The FIFA World Cup is not only a great sporting event, but a powerful opportunity to share messages about the profound and positive difference sport can make in the lives of children. It provides a chance to focus positive public attention on the special risks children face in host countries like Brazil and around the world and the special efforts we can take to protect them from those threats.

UNICEF has been working with the FIFA World Cup for the past three tournaments to help harness the power of sport to promote children’s rights for many years. The World Cup, one of the world’s great sporting events, has been a powerful platform to show how sport can create self-esteem, self-confidence and trust among children. A series of partnerships and programmes around the global football championships over the years have provided children with the opportunity to learn about their world and be better protected.

This year, for the 2014 World Cup, UNICEF Brazil has launched an app that allows users, with a few taps on their smartphones or tablets, to report cases of abuse, violence or exploitation of children. Using Proteja Brasil, (Protect Brazil) witnesses as well as victims of violence can report the time, location and circumstances of violent acts to local child welfare authorities. They can do so by telephone or in person.  The report triggers reactions from appropriate law enforcement and child protection authorities. In addition to being a reporting tool, Proteja Brasil also explains the forms of violence against children, including definitions of child labour, discrimination, and sexual violence.

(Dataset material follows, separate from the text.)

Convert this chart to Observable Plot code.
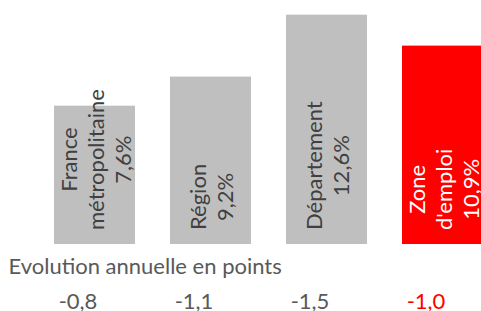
<!DOCTYPE html>
<html>
<head>
<meta charset="utf-8">
<script src="https://cdn.jsdelivr.net/npm/d3@7"></script>
<script src="https://cdn.jsdelivr.net/npm/@observablehq/plot@0.6"></script>
<style>
  html, body { margin: 0; padding: 0; background: #ffffff; }
  #chart svg { display: block; background: #ffffff; }
</style>
</head>
<body>
<div id="chart"></div>
<script>
// ---- Data ----
const zones = ["France métropolitaine", "Région", "Département", "Zone d'emploi"];
const labelLines = [["France", "métropolitaine"], ["Région"], ["Département"], ["Zone", "d'emploi"]];
const taux = [7.6, 9.2, 12.6, 10.9];          // taux de chômage (%)
const evolution = [-0.8, -1.1, -1.5, -1.0];  // évolution annuelle en points
const highlight = "Zone d'emploi";
const rowTitle = "Evolution annuelle en points";

// ---- Style ----
const FONT = "Lato, 'Open Sans', sans-serif";
const FS = 22;
const GREY = "#BFBFBF", RED = "#FF0000", TXT = "#595959", LBL = "#404040";

const fr = v => v.toFixed(1).replace(".", ",");
const data = zones.map((z, i) => ({
  zone: z,
  taux: taux[i],
  evol: evolution[i],
  lines: labelLines[i],
  label: labelLines[i].join("\n") + "\n" + fr(taux[i]) + "%"
}));

const ctx = document.createElement("canvas").getContext("2d");
ctx.font = `${FS}px ${FONT}`;
const longest = d => Math.max(...d.label.split("\n").map(s => ctx.measureText(s).width));

const labelMarks = data.map(d => Plot.text([d], {
  x: "zone",
  frameAnchor: "bottom",
  text: "label",
  rotate: -90,
  textAnchor: "middle",
  lineAnchor: "middle",
  lineHeight: 1.23,
  fontSize: FS,
  fontFamily: FONT,
  fill: d.zone === highlight ? "#FFFFFF" : LBL,
  dy: -(14.5 + longest(d) / 2)
}));

const chart = Plot.plot({
  width: 481,
  height: 311,
  marginLeft: 0,
  marginRight: 0,
  marginTop: 0,
  marginBottom: 67,
  style: { background: "#ffffff", fontFamily: FONT },
  x: { domain: zones, range: [53, 483], paddingInner: 0.304, paddingOuter: 0, axis: null },
  y: { domain: [0, 13], range: [244, 244 - 13 * 18.2], axis: null },
  marks: [
    Plot.barY(data, {
      x: "zone",
      y: "taux",
      fill: d => d.zone === highlight ? RED : GREY
    }),
    ...labelMarks,
    Plot.text([rowTitle], {
      frameAnchor: "bottom-left",
      text: d => d,
      textAnchor: "start",
      lineAnchor: "middle",
      dx: 8,
      dy: 22,
      fontSize: FS,
      fontFamily: FONT,
      fill: TXT
    }),
    Plot.text(data, {
      x: "zone",
      frameAnchor: "bottom",
      text: d => fr(d.evol),
      textAnchor: "middle",
      lineAnchor: "middle",
      dx: -17,
      dy: 57,
      fontSize: FS,
      fontFamily: FONT,
      fill: d => d.zone === highlight ? RED : TXT
    })
  ]
});
document.getElementById("chart").appendChild(chart);
</script>
</body>
</html>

In addition, UNICEF and the government are engaged in a print and billboard campaign with outreach to newspapers, bars, taxis, busses and posters in all of the 12 cities where the games will be played. . The app is part of UNICEF’s It’s In Your Hands to Protect Our Children campaign which aims to bring awareness to Brazilians and international visitors about violence and discrimination against children in the context of the FIFA World Cup. The campaign – also part of UNICEF’s global initiative #ENDViolence – will engage a vast network of Champions for Children, including football supporters and clubs, religious communities, corporate partners, airlines and the Brazilian government.

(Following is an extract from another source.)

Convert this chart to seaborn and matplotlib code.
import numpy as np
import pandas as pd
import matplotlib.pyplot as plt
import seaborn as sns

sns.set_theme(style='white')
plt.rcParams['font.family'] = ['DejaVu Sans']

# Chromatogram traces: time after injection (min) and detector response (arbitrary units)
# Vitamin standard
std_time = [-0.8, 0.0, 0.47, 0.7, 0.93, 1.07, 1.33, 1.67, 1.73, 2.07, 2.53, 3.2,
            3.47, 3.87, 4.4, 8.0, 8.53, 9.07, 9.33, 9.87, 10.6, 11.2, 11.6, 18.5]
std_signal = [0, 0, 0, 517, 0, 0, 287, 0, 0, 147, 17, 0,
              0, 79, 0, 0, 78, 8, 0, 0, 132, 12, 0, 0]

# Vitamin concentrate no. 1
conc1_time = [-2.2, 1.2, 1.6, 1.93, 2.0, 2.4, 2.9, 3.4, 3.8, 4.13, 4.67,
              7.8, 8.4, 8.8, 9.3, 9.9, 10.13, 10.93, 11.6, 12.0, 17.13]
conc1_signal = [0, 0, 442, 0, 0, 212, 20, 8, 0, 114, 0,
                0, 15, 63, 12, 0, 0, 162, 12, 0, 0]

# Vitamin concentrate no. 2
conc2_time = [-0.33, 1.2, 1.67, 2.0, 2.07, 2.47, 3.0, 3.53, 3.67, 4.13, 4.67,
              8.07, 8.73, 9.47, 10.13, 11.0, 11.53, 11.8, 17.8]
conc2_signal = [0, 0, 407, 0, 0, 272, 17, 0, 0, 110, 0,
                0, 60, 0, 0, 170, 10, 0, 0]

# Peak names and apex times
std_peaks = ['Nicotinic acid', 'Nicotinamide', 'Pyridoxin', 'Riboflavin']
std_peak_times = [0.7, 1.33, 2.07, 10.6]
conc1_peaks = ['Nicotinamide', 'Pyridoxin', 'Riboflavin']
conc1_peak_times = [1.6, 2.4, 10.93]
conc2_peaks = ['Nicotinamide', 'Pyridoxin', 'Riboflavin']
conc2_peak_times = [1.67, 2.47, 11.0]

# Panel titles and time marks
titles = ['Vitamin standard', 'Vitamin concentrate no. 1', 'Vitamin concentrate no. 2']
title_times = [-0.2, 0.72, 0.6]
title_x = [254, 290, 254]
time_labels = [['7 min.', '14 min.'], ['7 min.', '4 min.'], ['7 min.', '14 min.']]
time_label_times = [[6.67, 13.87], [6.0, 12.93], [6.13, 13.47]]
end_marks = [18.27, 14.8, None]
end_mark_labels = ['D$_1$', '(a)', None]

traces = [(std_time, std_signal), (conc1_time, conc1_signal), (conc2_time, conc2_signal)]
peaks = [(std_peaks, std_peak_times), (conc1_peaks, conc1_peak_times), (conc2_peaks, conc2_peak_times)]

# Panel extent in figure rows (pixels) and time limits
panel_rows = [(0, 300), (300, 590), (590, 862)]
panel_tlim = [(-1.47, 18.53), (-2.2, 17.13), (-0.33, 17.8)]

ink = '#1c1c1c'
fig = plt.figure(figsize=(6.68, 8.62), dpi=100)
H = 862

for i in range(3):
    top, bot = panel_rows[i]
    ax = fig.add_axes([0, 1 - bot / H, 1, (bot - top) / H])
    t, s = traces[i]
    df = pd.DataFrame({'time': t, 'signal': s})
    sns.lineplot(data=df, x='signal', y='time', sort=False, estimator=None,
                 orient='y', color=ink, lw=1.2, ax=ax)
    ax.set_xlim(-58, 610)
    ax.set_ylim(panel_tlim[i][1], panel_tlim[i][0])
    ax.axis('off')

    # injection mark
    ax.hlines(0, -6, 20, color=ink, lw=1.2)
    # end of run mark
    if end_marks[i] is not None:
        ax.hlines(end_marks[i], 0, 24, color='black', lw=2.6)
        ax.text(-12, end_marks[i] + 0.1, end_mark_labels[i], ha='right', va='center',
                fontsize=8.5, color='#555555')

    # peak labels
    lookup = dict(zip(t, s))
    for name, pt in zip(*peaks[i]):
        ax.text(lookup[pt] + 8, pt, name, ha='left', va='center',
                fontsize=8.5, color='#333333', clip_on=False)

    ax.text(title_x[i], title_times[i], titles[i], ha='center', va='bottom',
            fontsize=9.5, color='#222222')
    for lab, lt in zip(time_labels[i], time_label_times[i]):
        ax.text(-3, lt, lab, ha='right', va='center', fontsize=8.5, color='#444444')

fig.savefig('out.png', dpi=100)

In 2010, a special partnership between UNICEF and the South African government addressed potential problems that could arise due to the increased presence of people around the games. A massive communication campaign was launched targeted at children, parents and tourists, to warn them about child abuse, exploitation, child sex tourism and trafficking. Partners, including hotels, car rental companies and tour operators are also disseminating messages about child rights and safety throughout their networks.

UNICEF also set up Child-friendly spaces together with its partners at four of the major fan sites during the games in South Africa. The sites hosted as many as 45,000 fans as well as social workers, child and youth care workers and trained volunteers charged with identifying children in need of protection and emergency care. UNICEF also seized this opportunity to have international stars visiting the country for the tournament, such as UNICEF Goodwill Ambassador Angelique Kidjo, highlight the immense needs of South African children made vulnerable by poverty and HIV.

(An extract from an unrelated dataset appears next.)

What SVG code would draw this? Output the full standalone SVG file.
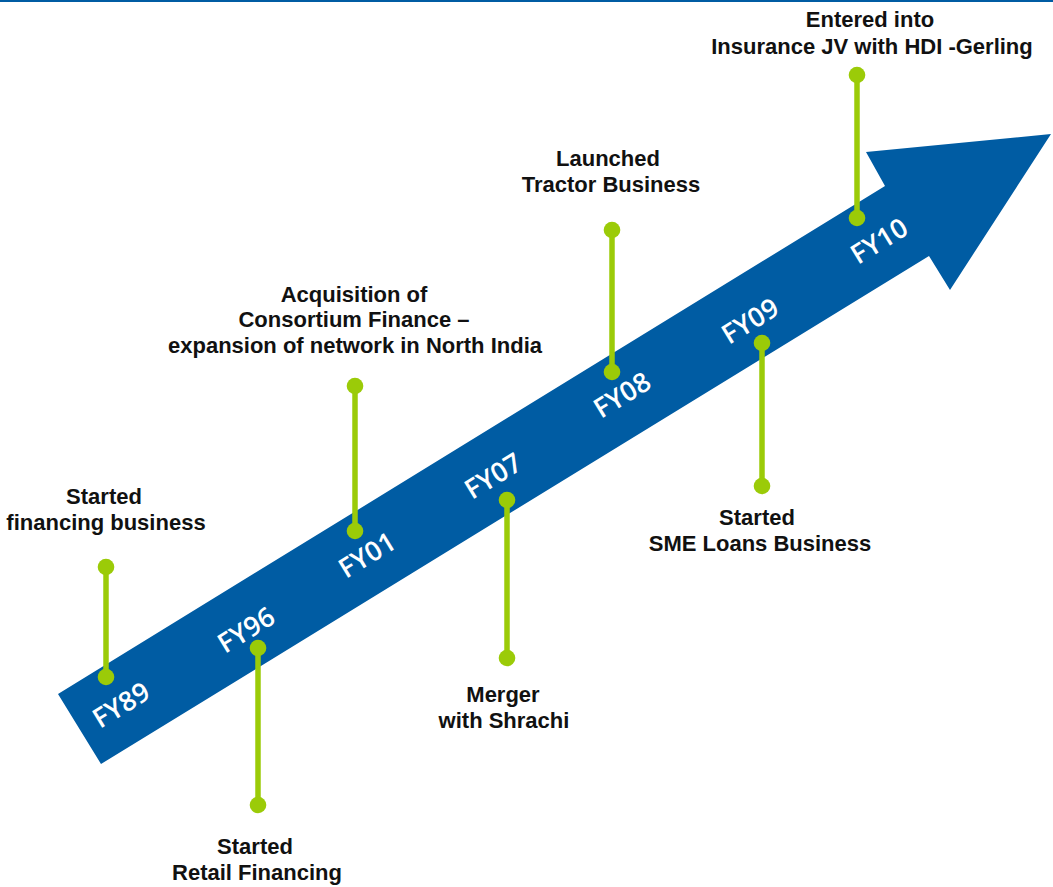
<svg xmlns="http://www.w3.org/2000/svg" width="1053" height="887" viewBox="0 0 1053 887">
  <style>
    .note { font-family: "Liberation Sans", Arial, sans-serif; font-weight: bold; font-size: 22px; fill: #111; text-anchor: middle; }
    .year { font-family: "Open Sans", "Noto Sans", sans-serif; font-weight: 600; font-size: 27px; fill: #fff; text-anchor: middle; }
    .stem { stroke: #9bcb08; stroke-width: 5.5; }
    .dot { fill: #9bcb08; }
  </style>

  <!-- top rule -->
  <rect x="0" y="0" width="1053" height="2" fill="#005ca3"/>

  <!-- timeline arrow -->
  <g id="arrow">
    <polygon points="58,694 885,186 866,152 1051,134 950,290 929,256 101,764" fill="#005ca3"/>
    <text class="year" transform="translate(126,713) rotate(-31.5)">FY89</text>
    <text class="year" transform="translate(251,638) rotate(-31.5)">FY96</text>
    <text class="year" transform="translate(372,563) rotate(-31.5)">FY01</text>
    <text class="year" transform="translate(498,484) rotate(-31.5)">FY07</text>
    <text class="year" transform="translate(627,403) rotate(-31.5)">FY08</text>
    <text class="year" transform="translate(755,329) rotate(-31.5)">FY09</text>
    <text class="year" transform="translate(884,249) rotate(-31.5)">FY10</text>
  </g>

  <!-- milestone stems -->
  <g id="connectors">
    <line class="stem" x1="106" y1="567" x2="106" y2="677"/>
    <line class="stem" x1="258" y1="648" x2="258" y2="805"/>
    <line class="stem" x1="355" y1="386" x2="355" y2="531"/>
    <line class="stem" x1="507" y1="500" x2="507" y2="658"/>
    <line class="stem" x1="612" y1="230" x2="612" y2="372"/>
    <line class="stem" x1="762" y1="343" x2="762" y2="486"/>
    <line class="stem" x1="857" y1="75" x2="857" y2="218"/>
  </g>

  <g id="fy89">
    <circle class="dot" cx="106" cy="567" r="8.3"/>
    <circle class="dot" cx="106" cy="677" r="8.3"/>
    <text class="note" x="104" y="504">Started</text>
    <text class="note" x="106" y="530">financing business</text>
  </g>

  <g id="fy96">
    <circle class="dot" cx="258" cy="648" r="8.3"/>
    <circle class="dot" cx="258" cy="805" r="8.3"/>
    <text class="note" x="255" y="854">Started</text>
    <text class="note" x="257" y="880">Retail Financing</text>
  </g>

  <g id="fy01">
    <circle class="dot" cx="355" cy="386" r="8.3"/>
    <circle class="dot" cx="355" cy="531" r="8.3"/>
    <text class="note" x="354" y="302">Acquisition of</text>
    <text class="note" x="354" y="327">Consortium Finance –</text>
    <text class="note" x="355" y="353">expansion of network in North India</text>
  </g>

  <g id="fy07">
    <circle class="dot" cx="507" cy="500" r="8.3"/>
    <circle class="dot" cx="507" cy="658" r="8.3"/>
    <text class="note" x="503" y="702">Merger</text>
    <text class="note" x="504" y="728">with Shrachi</text>
  </g>

  <g id="fy08">
    <circle class="dot" cx="612" cy="230" r="8.3"/>
    <circle class="dot" cx="612" cy="372" r="8.3"/>
    <text class="note" x="608" y="166">Launched</text>
    <text class="note" x="611" y="192">Tractor Business</text>
  </g>

  <g id="fy09">
    <circle class="dot" cx="762" cy="343" r="8.3"/>
    <circle class="dot" cx="762" cy="486" r="8.3"/>
    <text class="note" x="757" y="525">Started</text>
    <text class="note" x="760" y="551">SME Loans Business</text>
  </g>

  <g id="fy10">
    <circle class="dot" cx="857" cy="75" r="8.3"/>
    <circle class="dot" cx="857" cy="218" r="8.3"/>
    <text class="note" x="870" y="27">Entered into</text>
    <text class="note" x="872" y="54">Insurance JV with HDI -Gerling</text>
  </g>
</svg>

Outside South Africa, a pilot programme called “World Cup in my village” gave young people in three locations in Rwanda and Zambia the opportunity to view matches on large open-air screens and projectors.  In addition to the football, the screens broadcasted important information about children’s health and their rights.

In 2006, UNICEF kicked off a partnership campaign for the 2006 FIFA World Cup Germany™ under the banner UNITE FOR CHILDREN, UNITE FOR PEACE.